The defendants in a wrongful termination suit involving alcohol and alleged racism have removed the matter from Cook County Circuit Court to Chicago's federal court.
Chicago Beverage Systems LLC and its parent company, Reyes Holding LLC, assert in their removal notice that federal court has jurisdiction over the lawsuit because it alleges violations of the Labor Management Relations Act, the Civil Rights Act of 1964 and the Civil Rights Act of 1866.
Rickey Johnson filed the suit against Chicago Beverage Systems, Reyes Holding and the International Brotherhood of Teamsters Local No. 744 after Chicago Beverage Systems fired him for failing a breathalyzer test requested by his boss.
On April 23, 2012, Johnson went in to work early to talk to his boss, Kevin McGillen, about vacation time. Johnson noticed a forklift was out of place before he talked to McGillen, and returned it to where it belonged, according to court filings.
When Johnson started talking with his boss, McGillen thought he smelled alcohol and asked Johnson to take a Breathalyzer test, according to the complaint. Johnson took the test, which revealed he had a blood alcohol content of .05 percent.
Johnson was fired the next day.
At the time of his firing, Johnson was a member of the teamsters and was working under the collective bargaining agreement the union had secured. He alleges in his suit that his employer breached that contract when it failed to give him a week’s notice prior to his firing, or a week’s pay in lieu of the notice.
The collective bargaining agreement at issue states that employees must be given one week’s notice of termination in writing, or one week’s pay if the firing is immediate.

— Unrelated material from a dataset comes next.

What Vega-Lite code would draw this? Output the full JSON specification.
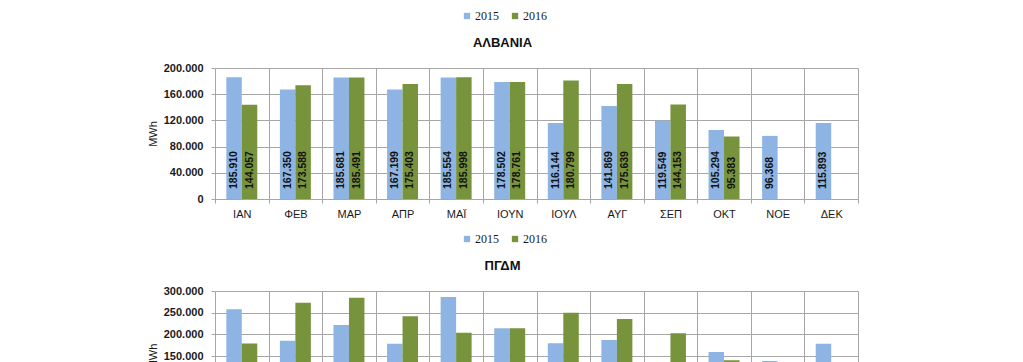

But, the agreement goes on to state that none of those stipulations apply if the employee is intoxicated or consuming alcohol during work hours.
Johnson claims he didn’t violate the agreement because he tested positive for alcohol about 30 minutes before his shift started, and he had .05 percent blood alcohol content, lower than the legal limit of intoxication for operating a car.
Johnson, who is black, also claims in his suit that his firing was racially motivated, a violation of the Civil Rights Act of 1964.
“With intent and design the Defendants took action to discharge Plaintiff because he was an African American,” the suit states, noting that his replacement was a white male.
Johnson filed a complaint with the Illinois Department of Human Rights, but it was dismissed for lack of substantial evidence.
He is also suing his former union for a breach of duty of fair representation, claiming it failed to fulfill its duties to him by not providing assistance in filing a grievance.
Other counts in Johnson’s suit include retaliatory discharge, breach of contract and wrongful termination.
Johnson asks in his complaint to be rehired to his position and awarded damages equal to his lost wages and benefits, as well as compensatory damages in excess of $50,000 and punitive damages of more than $50,000.
In their removal notice, the defendants argue that because the suit involves an alleged violation of a contract between an employer and a labor organization, the case falls under the Labor Management Relations Act, thus giving federal court original jurisdiction over the matter.
The defendants also argue that federal court has original jurisdiction over the counts alleging violations of the federal civil rights statutes and supplemental jurisdiction over the counts that don’t concern federal laws.
Attorneys J. Kevin Hennessy, Scot A. Hinshaw and James R. Glenn of Vedder Price P.C. in Chicago represent the defendants.
Maywood attorney Luther F. Spence represents Johnson.